Les ROM alternatives en danger ?

Les images système générique (GSI), des implémentations Android pures contenant du code AOSP non modifié, sont, elles aussi, toujours prises en charge par Google, apprend-on. Vouloir s'affranchir d'un appareil commercial et personnalisé comme les smartphones Pixel peut partir d'un bon sentiment. Mais l'alternative, une machine virtuelle, a aussi ses limites. Elle ne peut que simuler des fonctionnalités matérielles, ce qui peut rendre la tâche des développeurs ardue au moment de détecter ou de réparer d'éventuels bugs, ou même pour développer une nouvelle fonction.

Et ce n'est pas le seul facteur qui va compliquer le développement de forks Android. Cité par Android Authority, Nolen Johnson, contributeur du projet LineageOS, estime qu'il va devenir “pénible” de créer des ROM personnalisées à l'avenir. Jusqu'ici, “il suffisait de récupérer les configurations créées par Google”, puis d'y ajouter une couche de personnalisation et de compiler l'ensemble pour mettre au point un fork Android pour Pixel. Cela n'est plus possible à partir d'Android 16, puisque Google garde pour soi les arborescences.

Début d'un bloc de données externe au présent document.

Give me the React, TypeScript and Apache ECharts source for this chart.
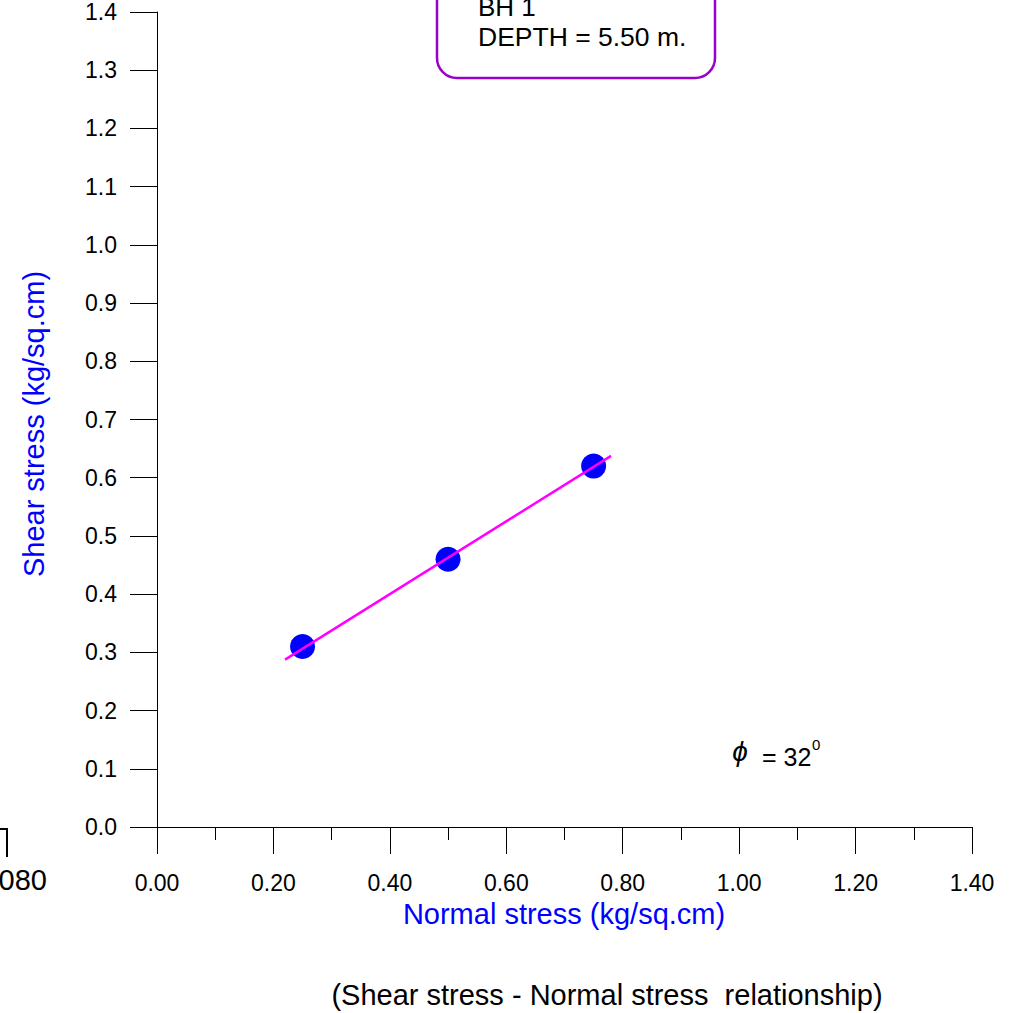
import React, { useEffect, useRef } from "react";
import * as echarts from "echarts";

// Direct shear test results: normal stress vs shear stress (kg/sq.cm)
const normalStress = [0.25, 0.5, 0.75];
const shearStress = [0.31, 0.46, 0.62];

// Failure envelope endpoints (c ≈ 0.15, φ = 32°)
const envelopeX = [0.22, 0.78];
const envelopeY = [0.2875, 0.6375];

const xTicks = { min: 0, max: 1.4, interval: 0.2 };
const yTicks = { min: 0, max: 1.4, interval: 0.1 };

const boreholeLabel = "BH 1";
const depthLabel = "DEPTH = 5.50 m.";
const phiValue = "32";

const FONT = "'Liberation Sans', Arial, sans-serif";

export default function App() {
  const ref = useRef<HTMLDivElement>(null);

  useEffect(() => {
    if (!ref.current) return;
    const chart = echarts.init(ref.current, undefined, { renderer: "svg" });

    const points = normalStress.map((x, i) => [x, shearStress[i]]);
    const envelope = envelopeX.map((x, i) => [x, envelopeY[i]]);

    chart.setOption({
      animation: false,
      backgroundColor: "#ffffff",
      grid: { left: 157, right: 47, top: 12, bottom: 186, containLabel: false },
      xAxis: {
        type: "value",
        min: xTicks.min,
        max: xTicks.max,
        interval: xTicks.interval,
        axisLine: { show: true, lineStyle: { color: "#000", width: 1 } },
        axisTick: { show: true, length: 27, lineStyle: { color: "#000", width: 1 } },
        minorTick: { show: true, splitNumber: 2, length: 13, lineStyle: { color: "#000", width: 1 } },
        splitLine: { show: false },
        axisLabel: {
          margin: 44,
          color: "#000",
          fontSize: 23,
          fontFamily: FONT,
          formatter: (v: number) => v.toFixed(2),
        },
      },
      yAxis: {
        type: "value",
        min: yTicks.min,
        max: yTicks.max,
        interval: yTicks.interval,
        axisLine: { show: true, lineStyle: { color: "#000", width: 1 } },
        axisTick: { show: true, length: 27, lineStyle: { color: "#000", width: 1 } },
        splitLine: { show: false },
        axisLabel: {
          margin: 40,
          color: "#000",
          fontSize: 23,
          fontFamily: FONT,
          formatter: (v: number) => v.toFixed(1),
        },
      },
      series: [
        {
          type: "scatter",
          data: points,
          symbol: "circle",
          symbolSize: 25,
          itemStyle: { color: "#0000ff", opacity: 1 },
          z: 2,
        },
        {
          type: "line",
          data: envelope,
          showSymbol: false,
          symbol: "none",
          lineStyle: { color: "#ff00ff", width: 2.5 },
          z: 3,
        },
      ],
      graphic: [
        {
          type: "rect",
          shape: { x: 437, y: -30, width: 278, height: 108, r: 20 },
          style: { fill: "#fff", stroke: "#9900cc", lineWidth: 2.5 },
          z: 10,
        },
        {
          type: "text",
          x: 478,
          y: 7,
          style: { text: boreholeLabel, fontSize: 26, fontFamily: FONT, fill: "#000", verticalAlign: "middle" },
          z: 11,
        },
        {
          type: "text",
          x: 478,
          y: 37,
          style: { text: depthLabel, fontSize: 26.5, fontFamily: FONT, fill: "#000", verticalAlign: "middle" },
          z: 11,
        },
        {
          type: "text",
          x: 740,
          y: 751,
          style: { text: "ϕ", fontSize: 28, fontStyle: "italic", fontFamily: FONT, fill: "#000", align: "center", verticalAlign: "middle" },
        },
        {
          type: "text",
          x: 762,
          y: 757,
          style: { text: "= " + phiValue, fontSize: 25, fontFamily: FONT, fill: "#000", verticalAlign: "middle" },
        },
        {
          type: "text",
          x: 812,
          y: 744,
          style: { text: "0", fontSize: 15, fontFamily: FONT, fill: "#000", verticalAlign: "middle" },
        },
        {
          type: "text",
          x: 34,
          y: 424,
          rotation: Math.PI / 2,
          style: { text: "Shear stress (kg/sq.cm)", fontSize: 29, fontFamily: FONT, fill: "#0000ff", align: "center", verticalAlign: "middle" },
        },
        {
          type: "text",
          x: 564,
          y: 914,
          style: { text: "Normal stress (kg/sq.cm)", fontSize: 29, fontFamily: FONT, fill: "#0000ff", align: "center", verticalAlign: "middle" },
        },
        {
          type: "text",
          x: 607,
          y: 995,
          style: { text: "(Shear stress - Normal stress  relationship)", fontSize: 29, fontFamily: FONT, fill: "#000", align: "center", verticalAlign: "middle" },
        },
        {
          type: "text",
          x: 47,
          y: 880,
          style: { text: "080", fontSize: 29, fontFamily: FONT, fill: "#000", align: "right", verticalAlign: "middle" },
        },
        {
          type: "polyline",
          shape: { points: [[0, 829], [7, 829], [7, 857]] },
          style: { stroke: "#000", lineWidth: 2, fill: "none" },
        },
      ],
    });

    return () => chart.dispose();
  }, []);

  return <div ref={ref} style={{ width: 1019, height: 1013, position: "absolute", left: 0, top: 0 }} />;
}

Il va donc falloir se baser sur les anciennes arborescences d'appareils publiées par Google (celles pour Android 15 étant les plus récentes), pour ensuite “deviner et rétroconcevoir à l'aveugle, à partir des binaires pré-compilés, les modifications nécessaires”, expose le développeur. Cet ensemble de fichiers de configuration est critique, car il permet au système de build de créer une image appropriée pour l'appareil visé.

Ne plus avoir accès à l'historique des commits du code source n'arrange pas non plus la situation. Celui-ci était utile comme point de référence pour le développement de ROM à destinations d'autres modèles. Il facilitait l'intégration de fonctionnalités, de corrections de bugs et de correctifs de sécurité.

Il est donc fort probable qu'on voie encore moins de forks personnalisés à l'avenir, que ce soit pour les Pixel ou d'autres marques. Et pour les appareils qui seront encore supportés, les mises à jour risquent de prendre plus longtemps à arriver, étant donné que les temps de développement vont s'allonger.